To clarify, an annulment decree is a ruling that there was never a valid marriage. A divorce, on the other hand, is the dissolution of a valid marriage. There are no Alabama laws that officially set forth grounds for annulment or specify the jurisdiction of the court to enter one. The law of annulment is based on the “common law” which, generally, is law made by previous court rulings.

Alabama Courts follow a general rule that makes a distinction between “void and voidable marriages,” which is subtle but very important in interpreting the law. Any marriage can be “voidable,” meaning there is a legal procedure to dissolve it; however, a “void” marriage is one that was never legal and, therefore, invalid. Void marriages can be annulled. Voidable marriages must be divorced.

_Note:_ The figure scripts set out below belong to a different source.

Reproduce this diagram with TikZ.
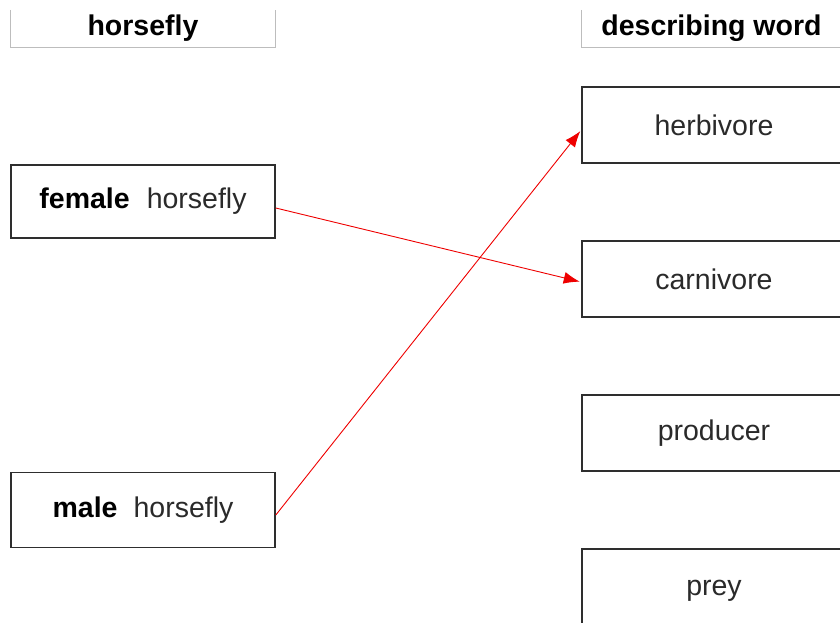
\documentclass[tikz,border=0pt]{standalone}
\usepackage{fontspec}
\setmainfont{Liberation Sans}
\usetikzlibrary{arrows.meta}
\definecolor{boxgray}{HTML}{2E2E2E}
\definecolor{hdrgray}{HTML}{BDBDBD}
\definecolor{txtgray}{HTML}{2A2A2A}
\definecolor{arrred}{HTML}{EE0000}
\begin{document}
\begin{tikzpicture}[x=1pt,y=-1pt,
  box/.style={draw=boxgray, line width=1.6pt, fill=white, minimum width=264pt,
    inner sep=0pt, text=txtgray, font=\fontsize{28.5}{32}\selectfont},
  hdr/.style={minimum width=264pt, minimum height=37pt, inner sep=0pt,
    font=\bfseries\fontsize{28.5}{32}\selectfont, text=black},
  hdrline/.style={draw=hdrgray, line width=1pt},
  conn/.style={draw=arrred, line width=0.9pt, -{Latex[length=16pt,width=12pt]}, shorten >=1.5pt}
]
\useasboundingbox (0,0) rectangle (840,622);
\clip (0,0) rectangle (840,622);

% headers
\node[hdr] (hL) at (143,28.5) {\raisebox{3pt}{horsefly}};
\node[hdr] (hR) at (711.5,28.5) {\raisebox{3pt}{describing word}};
\draw[hdrline] (hL.north west) -- (hL.south west) -- (hL.south east) -- (hL.north east);
\draw[hdrline] ([xshift=2pt]hR.north west) -- ([xshift=2pt]hR.south west) -- (hR.south east);

% left boxes
\node[box, minimum height=73pt] (female) at (143,201.5) {\textbf{\textcolor{black}{female}}\hspace{17pt}horsefly};
\node[box, minimum height=75pt] (male) at (143,510) {\textbf{\textcolor{black}{male}}\hspace{16pt}horsefly};

% right boxes
\node[box, minimum height=76pt] (herb) at (714,125) {herbivore};
\node[box, minimum height=76pt] (carn) at (714,279) {carnivore};
\node[box, minimum height=76pt] (prod) at (714,433) {producer};
\node[box, minimum height=76pt] (prey) at (714,587) {\raisebox{-8pt}[0pt][0pt]{prey}};

% connectors
\draw[conn] ([yshift=-6.5pt]female.east) -- ([yshift=-3pt]carn.west);
\draw[conn] ([yshift=-5pt]male.east) -- ([yshift=-5pt]herb.west);
\end{tikzpicture}
\end{document}
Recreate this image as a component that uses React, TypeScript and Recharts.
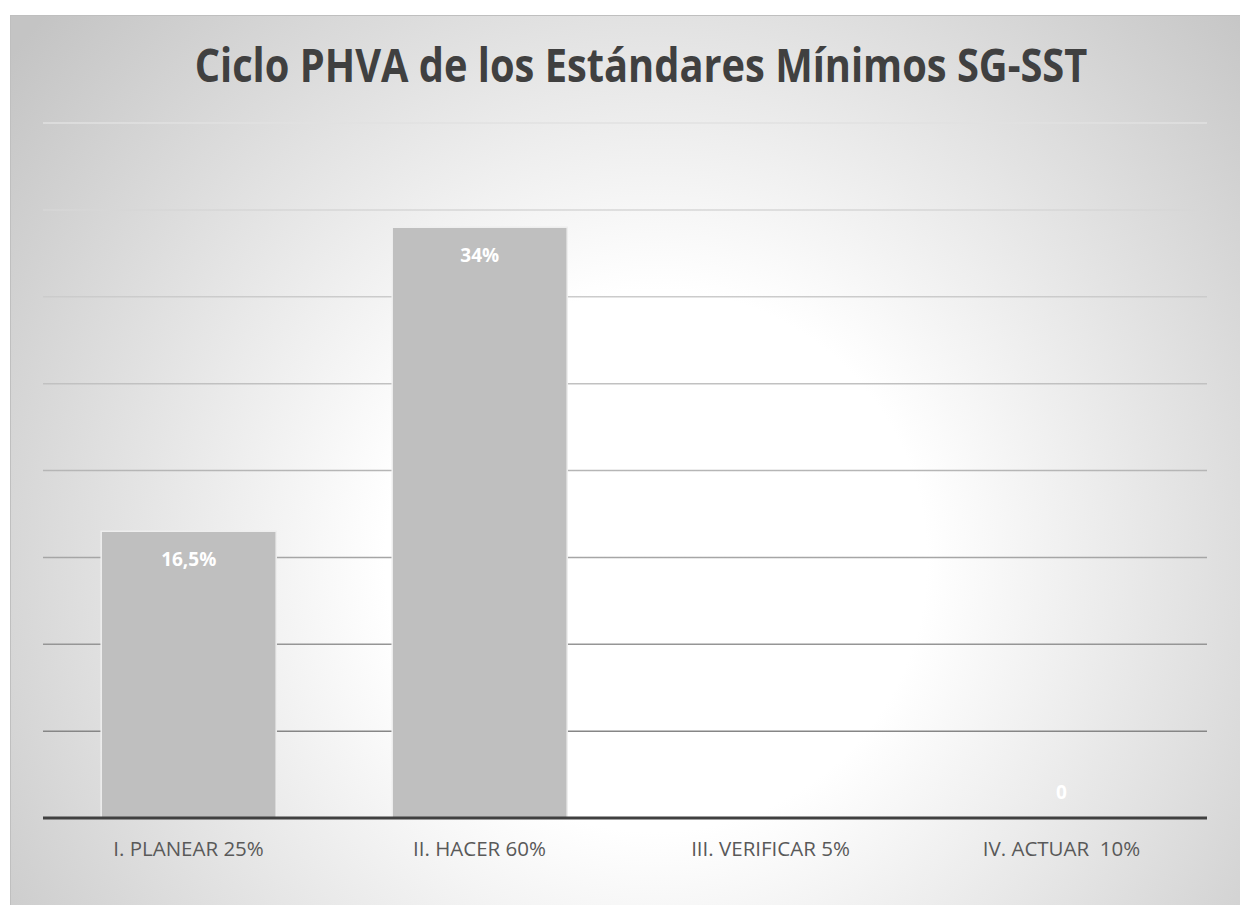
import { Bar, BarChart, CartesianGrid, LabelList, XAxis, YAxis } from "recharts";

const categories = [
  "I. PLANEAR 25%",
  "II. HACER 60%",
  "III. VERIFICAR 5%",
  "IV. ACTUAR  10%"
];
const values = [16.5, 34, 0, 0];
const valueLabels = ["16,5%", "34%", "0", "0"];
const yTicks = [0, 5, 10, 15, 20, 25, 30, 35, 40];

const data = categories.map((name, i) => ({
  name,
  value: values[i],
  label: valueLabels[i]
}));

const FONT = "'Open Sans', 'Liberation Sans', sans-serif";

function ValueLabel(props: any) {
  const { x, y, width, height, index } = props;
  if (!(height > 0)) return null;
  return (
    <text
      x={x + width / 2}
      y={y + 28}
      textAnchor="middle"
      dominantBaseline="central"
      fill="#ffffff"
      fontFamily={FONT}
      fontWeight={700}
      fontSize={19}
    >
      {valueLabels[index]}
    </text>
  );
}

// category tick; zero-height bars get their value label just above the axis
function CategoryTick(props: any) {
  const { x, y, payload, index } = props;
  const i = payload?.index ?? index;
  return (
    <g>
      <text
        x={x}
        y={y + 24}
        textAnchor="middle"
        dominantBaseline="central"
        fill="#595959"
        fontFamily={FONT}
        fontSize={20.5}
        style={{ whiteSpace: "pre" }}
      >
        {payload.value}
      </text>
      {values[i] === 0 && (
        <text
          x={x}
          y={y - 32}
          textAnchor="middle"
          dominantBaseline="central"
          fill="#ffffff"
          fontFamily={FONT}
          fontWeight={700}
          fontSize={19}
        >
          {valueLabels[i]}
        </text>
      )}
    </g>
  );
}

export default function App() {
  return (
    <div style={{ position: "relative", width: 1248, height: 913, margin: -8, overflow: "hidden", background: "#ffffff" }}>
      <div
        style={{
          position: "absolute",
          left: 10,
          top: 15,
          width: 1237,
          height: 897,
          borderTop: "1px solid #bfbfbf",
          borderLeft: "1px solid #bfbfbf"
        }}
      >
        <svg width={1237} height={897} style={{ position: "absolute", left: 0, top: 0 }}>
          <defs>
            <radialGradient id="bgGrad" gradientUnits="userSpaceOnUse" cx={645} cy={545} r={820}>
              <stop offset="0" stopColor="#ffffff" />
              <stop offset="0.33" stopColor="#ffffff" />
              <stop offset="1" stopColor="#c4c4c4" />
            </radialGradient>
          </defs>
          <rect x={0} y={0} width={1237} height={897} fill="url(#bgGrad)" />
        </svg>
        <div
          style={{
            position: "absolute",
            left: 0,
            top: 25,
            width: 1260,
            textAlign: "center",
            fontFamily: FONT,
            fontWeight: 700,
            fontSize: 46,
            lineHeight: 1,
            color: "#404040",
            whiteSpace: "nowrap",
            transform: "scaleX(0.865)",
            transformOrigin: "630px 0"
          }}
        >
          Ciclo PHVA de los Estándares Mínimos SG-SST
        </div>
        <div style={{ position: "absolute", left: 0, top: 0 }}>
          <BarChart
            width={1237}
            height={897}
            data={data}
            margin={{ top: 107, right: 41, bottom: 0, left: 32 }}
            barCategoryGap="20%"
          >
            <defs>
              <linearGradient id="gridGrad" gradientUnits="userSpaceOnUse" x1={0} y1={100} x2={0} y2={720}>
                <stop offset="0" stopColor="#e2e2e2" />
                <stop offset="0.55" stopColor="#b8b8b8" />
                <stop offset="1" stopColor="#858585" />
              </linearGradient>
            </defs>
            <CartesianGrid vertical={false} stroke="url(#gridGrad)" strokeWidth={1.5} />
            <YAxis hide domain={[0, 40]} ticks={yTicks} />
            <XAxis
              dataKey="name"
              height={95}
              axisLine={{ stroke: "#404040", strokeWidth: 3 }}
              tickLine={false}
              tickMargin={0}
              interval={0}
              tick={<CategoryTick />}
            />
            <Bar
              dataKey="value"
              fill="#bfbfbf"
              stroke="#eeeeee"
              strokeWidth={1.5}
              isAnimationActive={false}
            >
              <LabelList dataKey="label" content={<ValueLabel />} />
            </Bar>
          </BarChart>
        </div>
      </div>
    </div>
  );
}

For example, the following circumstances have been considered as grounds for annulet in previous cases: 1) One of the parties in the marriage had a living spouse from whom they had never been legally divorced; 2) One of the parties was under the age of legal consent; 3) One of the parties was of unsound mind at the time of the ceremony; 4) One of the parties was forced into the marriage (a “shotgun wedding”); 5) One party was under the influence of alcohol or drugs to the extent that it prevented him or her from understanding what he or she was doing (a “Hangover”-type wedding); 6) At the time of the marriage, the bride was pregnant by a man other than the groom and this fact was not disclosed to the groom; 7) The parties are too closely related to legally marry (anything closer than first cousins in Alabama); 8) One of the parties had an undisclosed deadly or harmful disease at the time of the marriage; or 9) One of the parties knew they were incapable of having children and did not disclose the information to the other party beforehand.

So, if you find yourself wishing that you had said “I don't” instead of “I do” the day after your marriage, you're going to have to get a divorce unless one of the above factors applies.

This column is intended for general information purposes only. The answers to most legal problems rely on specific facts of a particular situation; therefore, it is very important to see a lawyer when these situations arise.